STATED EXERCISE: Restate each line word for word. Leave out every picture.

►

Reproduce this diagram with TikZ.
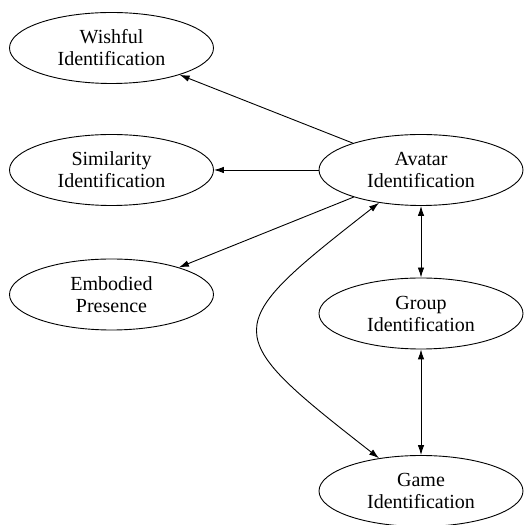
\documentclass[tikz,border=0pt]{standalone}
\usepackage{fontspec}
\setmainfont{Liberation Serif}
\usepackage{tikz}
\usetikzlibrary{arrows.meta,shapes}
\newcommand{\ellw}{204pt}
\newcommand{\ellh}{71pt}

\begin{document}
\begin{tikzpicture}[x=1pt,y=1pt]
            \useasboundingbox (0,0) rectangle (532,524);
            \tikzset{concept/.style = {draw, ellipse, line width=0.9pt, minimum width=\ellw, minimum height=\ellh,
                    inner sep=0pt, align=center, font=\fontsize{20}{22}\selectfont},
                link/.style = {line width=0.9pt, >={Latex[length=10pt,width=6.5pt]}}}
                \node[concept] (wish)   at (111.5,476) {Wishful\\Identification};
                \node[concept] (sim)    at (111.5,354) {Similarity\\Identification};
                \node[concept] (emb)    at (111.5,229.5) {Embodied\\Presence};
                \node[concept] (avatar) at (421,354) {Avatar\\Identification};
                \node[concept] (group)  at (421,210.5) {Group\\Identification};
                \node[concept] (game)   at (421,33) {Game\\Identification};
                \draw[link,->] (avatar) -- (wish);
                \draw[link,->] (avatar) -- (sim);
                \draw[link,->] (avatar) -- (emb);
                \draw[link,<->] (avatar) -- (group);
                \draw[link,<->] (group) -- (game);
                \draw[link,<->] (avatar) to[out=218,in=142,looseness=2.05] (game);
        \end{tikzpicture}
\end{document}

◄

WORKED ANSWER:
Reproduce this diagram with TikZ.
\documentclass[tikz,border=0pt]{standalone}
\usepackage{fontspec}
\setmainfont{Liberation Serif}
\usepackage{tikz}
\usetikzlibrary{arrows.meta,shapes}
\newcommand{\ellw}{204pt}
\newcommand{\ellh}{71pt}

\begin{document}
\begin{tikzpicture}[x=1pt,y=1pt]
            \useasboundingbox (0,0) rectangle (532,524);
            \tikzset{concept/.style = {draw, ellipse, line width=0.9pt, minimum width=\ellw, minimum height=\ellh,
                    inner sep=0pt, align=center, font=\fontsize{20}{22}\selectfont},
                link/.style = {line width=0.9pt, >={Latex[length=10pt,width=6.5pt]}}}
                \node[concept] (wish)   at (111.5,476) {Wishful\\Identification};
                \node[concept] (sim)    at (111.5,354) {Similarity\\Identification};
                \node[concept] (emb)    at (111.5,229.5) {Embodied\\Presence};
                \node[concept] (avatar) at (421,354) {Avatar\\Identification};
                \node[concept] (group)  at (421,210.5) {Group\\Identification};
                \node[concept] (game)   at (421,33) {Game\\Identification};
                \draw[link,->] (avatar) -- (wish);
                \draw[link,->] (avatar) -- (sim);
                \draw[link,->] (avatar) -- (emb);
                \draw[link,<->] (avatar) -- (group);
                \draw[link,<->] (group) -- (game);
                \draw[link,<->] (avatar) to[out=218,in=142,looseness=2.05] (game);
        \end{tikzpicture}
\end{document}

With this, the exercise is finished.